# Start of Records provided

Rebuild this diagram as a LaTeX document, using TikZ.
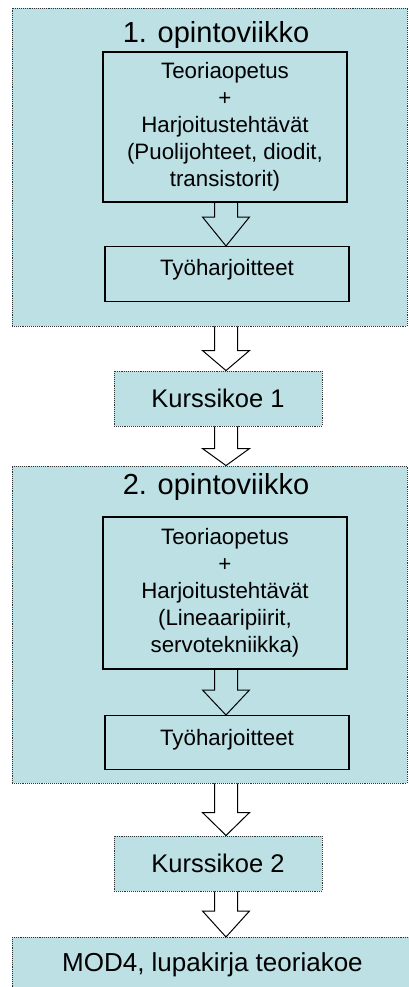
\documentclass[tikz,border=0pt]{standalone}
\usepackage{fontspec}
\setmainfont{Liberation Sans}
\usetikzlibrary{calc,positioning}
\definecolor{vaalea}{RGB}{188,224,228}
\tikzset{
    week/.style =   {rectangle,
                    fill=vaalea,
                    draw=black!80,
                    densely dotted,
                    line width=0.9pt,
                    minimum width=395pt,
                    inner sep=0pt},
    title/.style =  {text=black,
                    inner sep=0pt,
                    font=\fontsize{29}{34}\selectfont},
    task/.style =   {rectangle,
                    fill=vaalea,
                    draw=black,
                    line width=1.2pt,
                    text=black,
                    align=center,
                    minimum width=244pt,
                    inner sep=0pt,
                    font=\fontsize{22.3}{27}\selectfont},
    exam/.style =   {rectangle,
                    fill=vaalea,
                    draw=black!80,
                    densely dotted,
                    line width=0.9pt,
                    text=black,
                    minimum width=208pt,
                    minimum height=55pt,
                    inner sep=0pt,
                    font=\fontsize{25.5}{30}\selectfont},
    barrow/.style = {draw=black,
                    line width=1pt,
                    line join=miter},
    -,
    draw=white!20!black}

% block arrow: from node, to node, head length
\newcommand{\blockarrow}[3]{%
    \draw[barrow] ($(#1.south -| axis)+(-11.5,0)$) -- ($(#2.north -| axis)+(-11.5,#3)$)
        -- ($(#2.north -| axis)+(-23.5,#3)$) -- (#2.north -| axis)
        -- ($(#2.north -| axis)+(23.5,#3)$) -- ($(#2.north -| axis)+(11.5,#3)$)
        -- ($(#1.south -| axis)+(11.5,0)$);}

\begin{document}
\begin{tikzpicture}[x=1pt,y=1pt]
    \useasboundingbox (0,0) rectangle (408,-987);
    \coordinate (axis) at (226,0);

    % 1. opintoviikko
    \node[week]     (W1) [minimum height=318pt] at (209.5,-167) {};
    \node[title]    (T1) [anchor=base]          at (216,-43)    {1. opintoviikko};
    \node[task]     (A1) [minimum height=150pt] at (225,-127)
        {Teoriaopetus\\+\\Harjoitustehtävät\\(Puolijohteet, diodit,\\transistorit)};
    \node[task]     (B1) [anchor=north,text height=29pt,text depth=26pt] at (227,-246) {Työharjoitteet};

    \node[exam]     (K1) []                     at (218,-398.5) {Kurssikoe 1};

    % 2. opintoviikko
    \node[week]     (W2) [minimum height=317pt] at (209.5,-624.5) {};
    \node[title]    (T2) [anchor=base]          at (216,-494)   {2. opintoviikko};
    \node[task]     (A2) [minimum height=152pt] at (225,-593)
        {Teoriaopetus\\+\\Harjoitustehtävät\\(Lineaaripiirit,\\servotekniikka)};
    \node[task]     (B2) [anchor=north,text height=30pt,text depth=24pt] at (227,-715) {Työharjoitteet};

    \node[exam]     (K2) []                     at (218,-863.5) {Kurssikoe 2};

    \node[exam]     (M4) [anchor=north west,minimum width=400pt,minimum height=0pt,
                          text height=34.5pt,text depth=28.5pt,font=\fontsize{26}{31}\selectfont]
                                                at (12,-937)    {MOD4, lupakirja teoriakoe};

    \blockarrow{A1}{B1}{29}
    \blockarrow{W1}{K1}{20}
    \blockarrow{K1}{W2}{17}
    \blockarrow{A2}{B2}{25}
    \blockarrow{W2}{K2}{23}
    \blockarrow{K2}{M4}{26}
\end{tikzpicture}
\end{document}
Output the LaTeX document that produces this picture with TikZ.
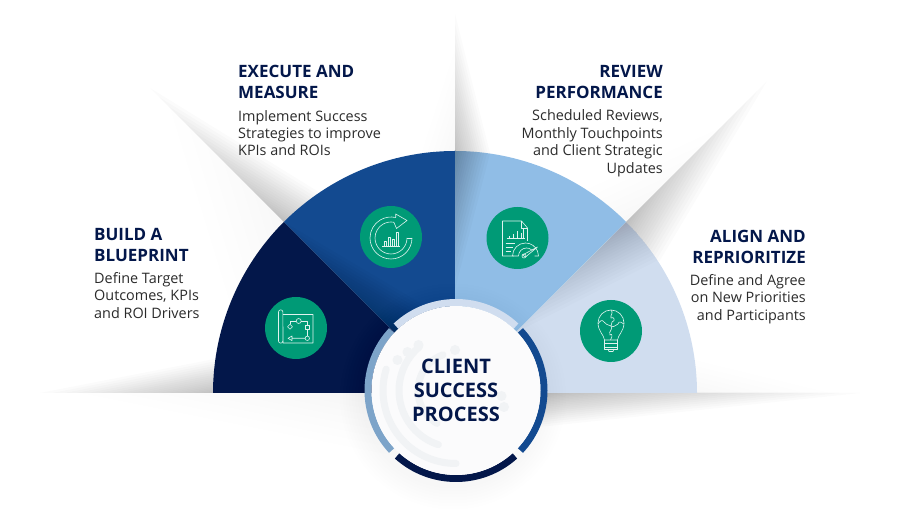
\documentclass[tikz,border=0pt]{standalone}
\usepackage{fontspec}
\setmainfont{Open Sans}
\usetikzlibrary{calc,positioning}

\definecolor{navyblue}{HTML}{03174A}
\definecolor{midblue}{HTML}{134A90}
\definecolor{skyblue}{HTML}{90BDE6}
\definecolor{paleblue}{HTML}{D0DDEF}
\definecolor{ringblue}{HTML}{7DA4C9}
\definecolor{badgegreen}{HTML}{009A76}
\definecolor{bodygray}{HTML}{2B2B2B}
\definecolor{markgray}{HTML}{F1F3F5}

% stacked triangles: apex, end along the edge, end across the edge, layers, opacity
\newcommand{\softwedge}[5]{
  \foreach \i in {1,...,#4}{
    \pgfmathsetmacro{\t}{(\i/#4)^1.5}
    \fill[black,opacity=#5] #1 -- ($#1!\t!#2$) -- ($#1!\t!#3$) -- cycle;
  }
}

\tikzset{
  badge/.style={circle,fill=badgegreen,minimum size=62pt,inner sep=0pt},
  iconline/.style={draw=white!88!badgegreen,line width=0.6pt,line join=round},
  titletext/.style={text=navyblue,inner sep=0pt,font=\fontsize{17}{21}\selectfont\bfseries},
  bodytext/.style={text=bodygray,inner sep=0pt,font=\fontsize{14.4}{17.4}\selectfont},
  ringpart/.style={line width=7pt},
  markarc/.style={draw=markgray,line width=7pt,line cap=round},
}

\begin{document}
\begin{tikzpicture}[x=1pt,y=1pt]
  \useasboundingbox (0,0) rectangle (900,519);
  \coordinate (hub) at (455,126);
  \coordinate (mid) at (456,128.5);

  % shadows on the page
  \softwedge{(299.4,281.6)}{(150,431)}{(335,317)}{24}{0.017}
  \softwedge{(299.4,281.6)}{(170,411)}{(235,200)}{10}{0.003}
  \softwedge{(455,346)}{(455,505)}{(495,346)}{24}{0.014}
  \softwedge{(455,346)}{(455,470)}{(415,346)}{10}{0.002}
  \softwedge{(610.6,281.6)}{(767,438)}{(650,242)}{24}{0.017}
  \softwedge{(610.6,281.6)}{(720,391)}{(570,322)}{10}{0.002}
  \softwedge{(240,126)}{(40,126)}{(240,165)}{24}{0.014}
  \softwedge{(400,126)}{(80,126)}{(400,62)}{12}{0.004}
  \softwedge{(520,126)}{(860,126)}{(520,90)}{24}{0.016}
  \softwedge{(670,126)}{(830,126)}{(670,165)}{10}{0.003}

  % four sectors
  \fill[navyblue] (hub) -- (213,126) arc[start angle=180,end angle=135,radius=242] -- cycle;
  \fill[midblue] (hub) -- ($(hub)+(135:242)$) arc[start angle=135,end angle=90,radius=242] -- cycle;
  \fill[skyblue] (hub) -- (455,368) arc[start angle=90,end angle=45,radius=242] -- cycle;
  \fill[paleblue] (hub) -- ($(hub)+(45:242)$) arc[start angle=45,end angle=0,radius=242] -- cycle;

  % shadows inside the sectors
  \begin{scope}
    \clip (hub) -- ($(hub)+(135:242)$) arc[start angle=135,end angle=90,radius=242] -- cycle;
    \softwedge{(402,179)}{(284,297)}{(432,209)}{20}{0.016}
  \end{scope}
  \begin{scope}
    \clip (hub) -- (455,368) arc[start angle=90,end angle=45,radius=242] -- cycle;
    \softwedge{(455,385)}{(455,230)}{(495,385)}{20}{0.02}
  \end{scope}
  \begin{scope}
    \clip (hub) -- ($(hub)+(45:242)$) arc[start angle=45,end angle=0,radius=242] -- cycle;
    \softwedge{(638.8,309.8)}{(515,186)}{(680,270)}{24}{0.013}
  \end{scope}

  % shadow of the middle disc
  \foreach \r in {92,95,...,113}{
    \fill[black,opacity=0.005] ($(mid)+(-3,-6)$) circle (\r);
  }

  % ring and disc
  \draw[ringpart,paleblue] ($(mid)+(47:88)$) arc[start angle=47,end angle=133,radius=88];
  \draw[ringpart,ringblue] ($(mid)+(137:88)$) arc[start angle=137,end angle=223,radius=88];
  \draw[ringpart,navyblue] ($(mid)+(228:88)$) arc[start angle=228,end angle=312,radius=88];
  \draw[ringpart,midblue] ($(mid)+(317:88)$) arc[start angle=317,end angle=403,radius=88];
  \fill[white!70!markgray] (mid) circle (84.5);

  % faint mark in the disc
  \draw[markarc] ($(mid)+(163:73)$) arc[start angle=163,end angle=270,radius=73];
  \draw[markarc] ($(mid)+(130:57)$) arc[start angle=130,end angle=252,radius=57];
  \draw[markarc] ($(mid)+(110:38)$) arc[start angle=110,end angle=240,radius=38];
  \fill[markgray] (418.5,174) circle (5) (407.5,167) circle (5) (397.5,159) circle (5)
    (455,169) circle (5) (501.5,123) circle (5) (504,112) circle (5);

  % badges
  \node[badge] (blueprint) at (296,191) {};
  \node[badge] (execute) at (391,282) {};
  \node[badge] (review) at (517.5,281) {};
  \node[badge] (align) at (611,188) {};

  % blueprint icon
  \begin{scope}[shift={(blueprint.center)}]
    \draw[iconline] (-17.5,-13) -- (-17.5,16) arc[start angle=180,end angle=0,radius=2.2] -- (-13,-15) -- (17,-15) -- (17,13.5) -- (-13,13.5);
    \draw[iconline] (-17.5,-13) arc[start angle=180,end angle=360,radius=2.2];
    \draw[iconline] (2.7,7) circle (2.5);
    \draw[iconline] (-6,3.8) -- (-3.5,1.3) -- (-6,-1.2) -- (-8.5,1.3) -- cycle;
    \draw[iconline] (9.3,-1.3) rectangle (13.3,2.7);
    \draw[iconline] (11.3,-10.3) circle (2.2);
    \draw[iconline] (-6,3.8) -- (-6,7) -- (0.2,7) (5.2,7) -- (11.3,7) -- (11.3,2.7) (11.3,-1.3) -- (11.3,-8.1);
    \draw[iconline] (9.1,-10.3) -- (-4,-10.3) (-4,-8) -- (-8,-10.3) -- (-4,-12.6) -- cycle;
  \end{scope}

  % execute icon
  \begin{scope}[shift={(execute.center)}]
    \draw[iconline] (21,-1) arc[start angle=0,end angle=-283,radius=21];
    \draw[iconline] (16,-1) arc[start angle=0,end angle=-280,radius=16];
    \draw[iconline] (16,-1) -- (21,-1);
    \draw[iconline] (4.7,19.5) -- (4.7,23) -- (16,16.5) -- (5.5,8.5) -- (2.8,14.8);
    \draw[iconline] (-9,-9) -- (9,-9);
    \foreach \bx/\bh in {-7/5,-3/9,1/7,5/14}{
      \draw[iconline] (\bx,-9) -- (\bx,-9+\bh) -- (\bx+2,-9+\bh) -- (\bx+2,-9);
    }
  \end{scope}

  % review icon
  \begin{scope}[shift={(review.center)}]
    \draw[iconline] (-4,-18) -- (-15,-18) -- (-15,17) -- (4,17) -- (10,10) -- (10,-3);
    \draw[iconline] (4,17) -- (4,10) -- (10,10);
    \draw[iconline] (-11,0) -- (7,0);
    \foreach \bx/\bh in {-8/2,-4/4,0/7,3.5/5,6/9}{
      \draw[iconline] (\bx,0) -- (\bx,\bh);
    }
    \draw[iconline] (-12,-5) -- (-3,-5) (-12,-9) -- (-5,-9) (-12,-13) -- (-7,-13);
    \draw[iconline] (-5,-18) arc[start angle=180,end angle=20,radius=13];
    \draw[iconline] (1,-18) arc[start angle=180,end angle=50,radius=8];
    \draw[iconline] (-5,-18) -- (1,-18) (20,-13) -- (21,-18) -- (17,-18);
    \draw[iconline] (5,-17) -- (20,-9) -- (8,-19) -- cycle;
    \draw[iconline] (6.5,-18) circle (2);
  \end{scope}

  % bulb icon
  \begin{scope}[shift={(align.center)}]
    \draw[iconline] (-6.5,-9) .. controls (-7,-4) and (-13,0) .. (-13,8) arc[start angle=180,end angle=0,radius=13] .. controls (13,0) and (7,-4) .. (6.5,-9) -- cycle;
    \draw[iconline] (-6,-12.5) -- (6,-12.5) (-6,-16) -- (6,-16);
    \draw[iconline] (-6.5,-9) -- (-6.5,-18) -- (6.5,-18) -- (6.5,-9);
    \draw[iconline] (-3,-18) -- (-2,-20.5) -- (2,-20.5) -- (3,-18);
    \draw[iconline] (0,21) .. controls (3,18) and (-1,16) .. (0,13) .. controls (3,15) and (5,10) .. (1,9) -- (0,5) .. controls (-3,7) and (-6,6) .. (-7,9) .. controls (-9,12) and (-11,10) .. (-13,7);
    \draw[iconline] (0,5) .. controls (3,3) and (4,6) .. (7,7) .. controls (8,11) and (11,8) .. (13,7);
    \draw[iconline] (0,5) .. controls (3,2) and (-3,0) .. (-1,-4) .. controls (1,-2) and (2,-5) .. (-0.5,-9);
  \end{scope}

  % labels
  \node[titletext,align=left,anchor=north west] (buildtitle) at (94,291) {BUILD A\\BLUEPRINT};
  \node[bodytext,align=left,below=10.5pt of buildtitle.south west,anchor=north west] (buildtext) {Define Target\\Outcomes, KPIs\\and ROI Drivers};
  \node[titletext,align=left,anchor=north west] (executetitle) at (238,454) {EXECUTE AND\\MEASURE};
  \node[bodytext,align=left,below=11pt of executetitle.south west,anchor=north west] (executetext) {Implement Success\\Strategies to improve\\KPIs and ROIs};
  \node[titletext,align=right,anchor=north east] (reviewtitle) at (663,454) {REVIEW\\PERFORMANCE};
  \node[bodytext,align=right,below=11pt of reviewtitle.south east,anchor=north east] (reviewtext) {Scheduled Reviews,\\Monthly Touchpoints\\and Client Strategic\\Updates};
  \node[titletext,align=right,anchor=north east] (aligntitle) at (806,289) {ALIGN AND\\REPRIORITIZE};
  \node[bodytext,align=right,below=10.5pt of aligntitle.south east,anchor=north east] (aligntext) {Define and Agree\\on New Priorities\\and Participants};
  \node[text=navyblue,align=center,inner sep=0pt,font=\fontsize{20}{23.7}\selectfont\bfseries] (hubtext) at (456,128.5) {CLIENT\\SUCCESS\\PROCESS};
\end{tikzpicture}
\end{document}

# End of Records provided

— Exercise goal —
Restate the data word for word from its first line through the line with "-- ($(#1.south -|", leaving out any picture along the way.

— Correct result —
Rebuild this diagram as a LaTeX document, using TikZ.
\documentclass[tikz,border=0pt]{standalone}
\usepackage{fontspec}
\setmainfont{Liberation Sans}
\usetikzlibrary{calc,positioning}
\definecolor{vaalea}{RGB}{188,224,228}
\tikzset{
    week/.style =   {rectangle,
                    fill=vaalea,
                    draw=black!80,
                    densely dotted,
                    line width=0.9pt,
                    minimum width=395pt,
                    inner sep=0pt},
    title/.style =  {text=black,
                    inner sep=0pt,
                    font=\fontsize{29}{34}\selectfont},
    task/.style =   {rectangle,
                    fill=vaalea,
                    draw=black,
                    line width=1.2pt,
                    text=black,
                    align=center,
                    minimum width=244pt,
                    inner sep=0pt,
                    font=\fontsize{22.3}{27}\selectfont},
    exam/.style =   {rectangle,
                    fill=vaalea,
                    draw=black!80,
                    densely dotted,
                    line width=0.9pt,
                    text=black,
                    minimum width=208pt,
                    minimum height=55pt,
                    inner sep=0pt,
                    font=\fontsize{25.5}{30}\selectfont},
    barrow/.style = {draw=black,
                    line width=1pt,
                    line join=miter},
    -,
    draw=white!20!black}

% block arrow: from node, to node, head length
\newcommand{\blockarrow}[3]{%
    \draw[barrow] ($(#1.south -| axis)+(-11.5,0)$) -- ($(#2.north -| axis)+(-11.5,#3)$)
        -- ($(#2.north -| axis)+(-23.5,#3)$) -- (#2.north -| axis)
        -- ($(#2.north -| axis)+(23.5,#3)$) -- ($(#2.north -| axis)+(11.5,#3)$)
        -- ($(#1.south -| axis)+(11.5,0)$);}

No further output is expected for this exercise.